The new incentives announced as part of the NSW State Budget will come into effect as of September 1 and include a range of measures to make EVs more affordable and alluring to buyers.
Chief among these is the abolition of stamp duty on EVs costing up to $78,000, in addition to a $3,000 rebate that’s been made available for EVs under $68,750 – and yes you can use both at the same time.
This should wipe around $5,000 off the cost of most cheap EVs and knock the edge off the financial premium involved when going electric – but it won’t get rid of the difference entirely.
The NSW government will also build $131million worth of EV charging stations and allow buyers to use a priority car parks and traffic lanes – this will eventually come at a cost however, with a 2.5c/km electric vehicle road charge set to be introduced in 2027 or when EVs make up 30 per cent of the overall market.
It’s not everyday that we get a new car brand, and certainly not one like Cupra, that is focused exclusively on performance cars that are priced relatively affordably.
Ben Wilks, Cupra Australia Brand Director, made it clear they would not compromise for the masses, insisting “(Cupra) is not a brand that wants to be liked by everybody, but loved by some.”

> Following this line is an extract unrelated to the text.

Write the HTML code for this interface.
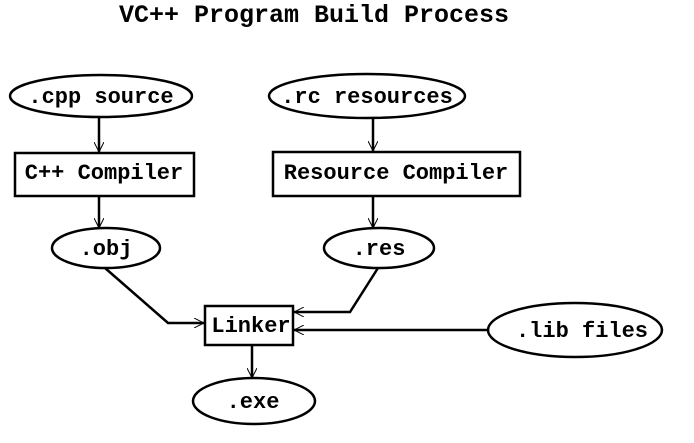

It hasn’t been fully unveiled just yet but Audi has given us some good insight into the new RS3 that sure doesn’t look to disappoint,
For a start, it will retain its ballistic 2.5-litre turbocharged five-cylinder petrol engine with power holding steady at 294kW but torque has been given a 20Nm bump to 500Nm.
The end result is the RS3 is now a sub 4-second car with a 0-100km/h time of just 3.8 seconds – which is largely thanks to a tricky new all wheel drive system.
Specifically, this means Audi has ditched the Haldex system in favour of a new Torque Splitter arrangement that has the ability to send 100 per cent of its rear-driven power to either wheel – making drifting and generally better handling a reality.